Has the Internet gone SEO mad?

I thought the ideal for the Internet was so that we would have a huge library of information, accessible all over the world - like a world unity library. But I have just spent days, no weeks, reading and re-reading up more and more facts about SEO and what you should do and not do.

And as one looks at all the other sites ahead of one's own site in the Search Engine Results Pages (SERPs), (see! I can't even speak without techno-jabber anymore) not only is one kind of depressed (because those top pages are not always the best pages of information one is searching for) but one has to wonder if all the hard, genuine work one has put into one's own site is ever going to be "up there" .. and equally depressing is the realization that one has to play this SEO-game.

In the real world, the "rich get richer". On the Internet, it has become the SEO-savvy gets higher.
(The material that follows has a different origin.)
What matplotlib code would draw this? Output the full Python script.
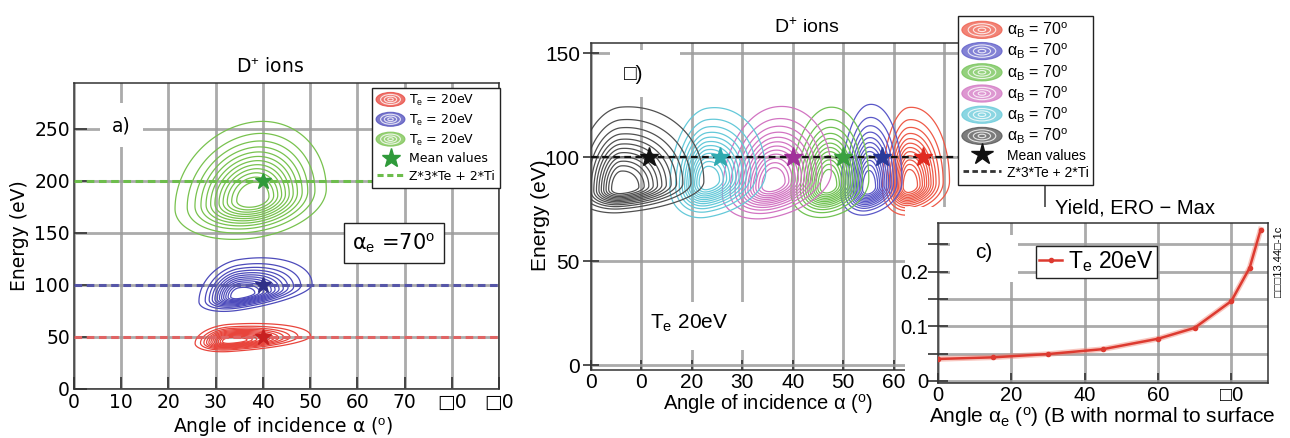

And the price of all that? Not only do we have a lot of junk and rubbish on the internet (which is not the fault of the SEO practitioners) but now, one is tweaking and re-tweaking one's own pages so that it has enough keyword density, that the keywords should be the first letter in the title of the article, that we should name our files like our keywords, that we should beg others to link to us for PR (Page Rank) reasons, that we cannot just write naturally anymore if we ever want to be read by anyone! Geez, has the world gone mad?

Those of us who want to get top rankings in the SERPs (and we are in the millions if not billions), we spend our time tweaking our on-page factors, researching the most popular keywords (that hopefully but usually fruitlessly also have low supply) and that have respectable to high KEIs, submitting to search engines and directories, installing gadgets, contributions, add-ons, and tools to improve, measure our link popularity, our competitor's rankings, their linking partners. And this is just the tip of the techno-mad ice berg.

Once I thought it would be wonderful to be able to access relevant information, to contribute well researched data and articles, to provide cogent alternative viewpoints. Now I am wondering, who has time for all this when we need to spend so much time tweaking not our information or the relevance and coherence of what we have to say, but answering the increasingly hard question of "will the search engines (SEs) like my page/site?" So how much of the "useful" information on the net is going to be good anymore. What about all those articles and resources that could have been not just good, but great? Now they are spending so much time and effort to climb the slippery slope of SERPs positioning ladder that surely they can only spend a fraction of their research and writing time on producing illuminating information.

Imagine if Shakespeare or Thoreau had to worry, while they are writing about if they had enough keywords in their pages. And maybe they should not mark their pages as 1,2,3s... but by some keywords that can be found. And do they have enough other authors linking to them so that their books can be found? Just like the advice these days is if you are getting a domain, it is preferable if you could get a domain that has relevant keyword(s) in the domain name. Maybe Shakespeare would have had to spend his time, not writing his brilliant plays but changing his name to some highly sought keyword so that he could be searched and found.

I am not blaming the SEs like the mammoth Google. Of course not. They may be the progenitors of our current SEO madness but their intentions were "pure" - they wanted to produce more relevant results for users like you and me. But as they say, "The road to hell is paved with good intentions". We have millions of webmasters, editors, SEO experts, and over-worked stall owners now trying to guess how Google judges sites and their content and then trying to manipulate their sites according to best guess. But of course, the ever helpful caveat also adds spice to the madness: Google changes its rules from time to time!

Fortunately or unfortunately, we have to play by the rules that the big boys lay down coz that is the only game in town. (Not that those rules are all that clear.) It would be wonderful, as a Google-Yahoo-Search Engine user if we could have the ability to just "delete" sites we don't want from our search results. That would be a way of filtering out all those useless gateway, cloaking and spam sites that causes our big gun search engines to work so hard at their algorithms. If we as users could ourselves just click a tickbox or button next to each site we don't ever want to see in our search results, then over time, the results we would get would become more and more relevant for us. Instead of a gazillion useless pages, we could cull some of them for ourselves. It would save the SEs some work and over time, the worldwide democratic process would actually determine which sites are generally considered useless and those would drop down to the bottom SERP pages or hopefully just disappear.